**YOUR INSTRUCTIONS**.
State how many lines of the data contain the word "this", and write nothing besides the number.

**Raw records**.
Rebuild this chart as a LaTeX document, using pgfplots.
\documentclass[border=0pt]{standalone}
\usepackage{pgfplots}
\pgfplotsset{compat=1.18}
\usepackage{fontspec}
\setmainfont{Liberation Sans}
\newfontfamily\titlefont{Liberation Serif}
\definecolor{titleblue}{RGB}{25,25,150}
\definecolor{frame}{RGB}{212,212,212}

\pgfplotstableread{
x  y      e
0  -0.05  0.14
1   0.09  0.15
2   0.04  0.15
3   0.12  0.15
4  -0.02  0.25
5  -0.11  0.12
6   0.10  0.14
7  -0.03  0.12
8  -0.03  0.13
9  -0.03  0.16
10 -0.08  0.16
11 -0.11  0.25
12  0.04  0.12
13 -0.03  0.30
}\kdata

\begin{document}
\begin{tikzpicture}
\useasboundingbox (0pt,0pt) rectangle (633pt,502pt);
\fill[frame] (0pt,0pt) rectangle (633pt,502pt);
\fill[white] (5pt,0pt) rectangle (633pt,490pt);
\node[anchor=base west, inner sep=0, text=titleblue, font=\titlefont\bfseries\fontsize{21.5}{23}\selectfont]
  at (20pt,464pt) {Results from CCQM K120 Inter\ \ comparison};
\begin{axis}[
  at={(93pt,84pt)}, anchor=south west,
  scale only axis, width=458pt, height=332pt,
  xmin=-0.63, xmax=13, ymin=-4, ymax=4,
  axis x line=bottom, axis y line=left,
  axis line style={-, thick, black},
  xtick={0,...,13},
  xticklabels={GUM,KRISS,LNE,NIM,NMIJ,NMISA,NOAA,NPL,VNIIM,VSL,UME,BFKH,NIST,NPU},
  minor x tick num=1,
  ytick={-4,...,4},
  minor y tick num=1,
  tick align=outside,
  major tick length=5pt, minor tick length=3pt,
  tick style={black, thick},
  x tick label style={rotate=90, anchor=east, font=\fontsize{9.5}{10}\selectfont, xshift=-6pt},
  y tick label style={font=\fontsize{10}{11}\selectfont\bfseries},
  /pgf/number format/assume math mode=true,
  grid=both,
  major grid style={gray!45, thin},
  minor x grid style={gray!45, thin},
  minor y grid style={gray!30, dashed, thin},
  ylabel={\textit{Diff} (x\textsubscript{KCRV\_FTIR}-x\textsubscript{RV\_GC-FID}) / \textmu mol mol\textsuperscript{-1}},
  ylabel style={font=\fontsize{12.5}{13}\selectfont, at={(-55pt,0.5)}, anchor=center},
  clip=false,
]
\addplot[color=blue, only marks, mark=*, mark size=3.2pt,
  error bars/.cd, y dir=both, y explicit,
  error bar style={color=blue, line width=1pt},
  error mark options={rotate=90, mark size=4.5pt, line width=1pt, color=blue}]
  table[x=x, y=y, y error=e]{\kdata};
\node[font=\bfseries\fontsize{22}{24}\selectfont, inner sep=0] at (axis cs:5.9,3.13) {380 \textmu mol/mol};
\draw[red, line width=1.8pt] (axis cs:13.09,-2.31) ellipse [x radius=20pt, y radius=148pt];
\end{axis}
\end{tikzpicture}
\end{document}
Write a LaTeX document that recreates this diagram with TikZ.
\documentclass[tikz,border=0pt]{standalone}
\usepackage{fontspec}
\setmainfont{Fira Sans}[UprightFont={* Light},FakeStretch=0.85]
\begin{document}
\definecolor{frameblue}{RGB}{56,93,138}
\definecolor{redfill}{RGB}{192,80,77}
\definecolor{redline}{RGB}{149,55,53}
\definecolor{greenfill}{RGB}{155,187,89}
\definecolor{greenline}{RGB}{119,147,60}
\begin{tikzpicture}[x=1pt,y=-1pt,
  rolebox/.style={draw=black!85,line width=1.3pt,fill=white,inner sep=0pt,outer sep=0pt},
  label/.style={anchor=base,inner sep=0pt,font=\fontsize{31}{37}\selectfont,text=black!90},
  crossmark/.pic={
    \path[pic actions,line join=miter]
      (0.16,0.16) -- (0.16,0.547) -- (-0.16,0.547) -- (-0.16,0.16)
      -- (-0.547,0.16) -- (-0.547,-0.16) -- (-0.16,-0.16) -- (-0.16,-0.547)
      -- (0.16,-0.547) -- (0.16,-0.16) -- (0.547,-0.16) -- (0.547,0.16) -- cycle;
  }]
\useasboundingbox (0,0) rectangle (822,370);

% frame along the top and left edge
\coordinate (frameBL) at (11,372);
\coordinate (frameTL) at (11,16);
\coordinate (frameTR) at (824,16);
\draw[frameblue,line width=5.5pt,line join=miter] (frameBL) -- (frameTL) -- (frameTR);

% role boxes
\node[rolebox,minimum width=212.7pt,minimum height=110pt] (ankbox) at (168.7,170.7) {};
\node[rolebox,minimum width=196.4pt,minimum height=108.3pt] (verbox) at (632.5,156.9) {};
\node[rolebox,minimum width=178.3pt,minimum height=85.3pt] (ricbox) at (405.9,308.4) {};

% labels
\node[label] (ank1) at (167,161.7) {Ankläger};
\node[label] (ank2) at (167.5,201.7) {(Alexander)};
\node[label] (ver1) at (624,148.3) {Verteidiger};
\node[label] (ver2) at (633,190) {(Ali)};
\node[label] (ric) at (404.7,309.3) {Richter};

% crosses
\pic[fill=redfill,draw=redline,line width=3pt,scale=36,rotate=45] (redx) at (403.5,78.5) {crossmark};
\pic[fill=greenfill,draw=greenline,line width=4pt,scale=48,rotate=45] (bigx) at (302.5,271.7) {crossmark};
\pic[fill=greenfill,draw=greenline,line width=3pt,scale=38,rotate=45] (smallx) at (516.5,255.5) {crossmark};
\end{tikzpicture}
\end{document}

**TASK RESPONSE**.
2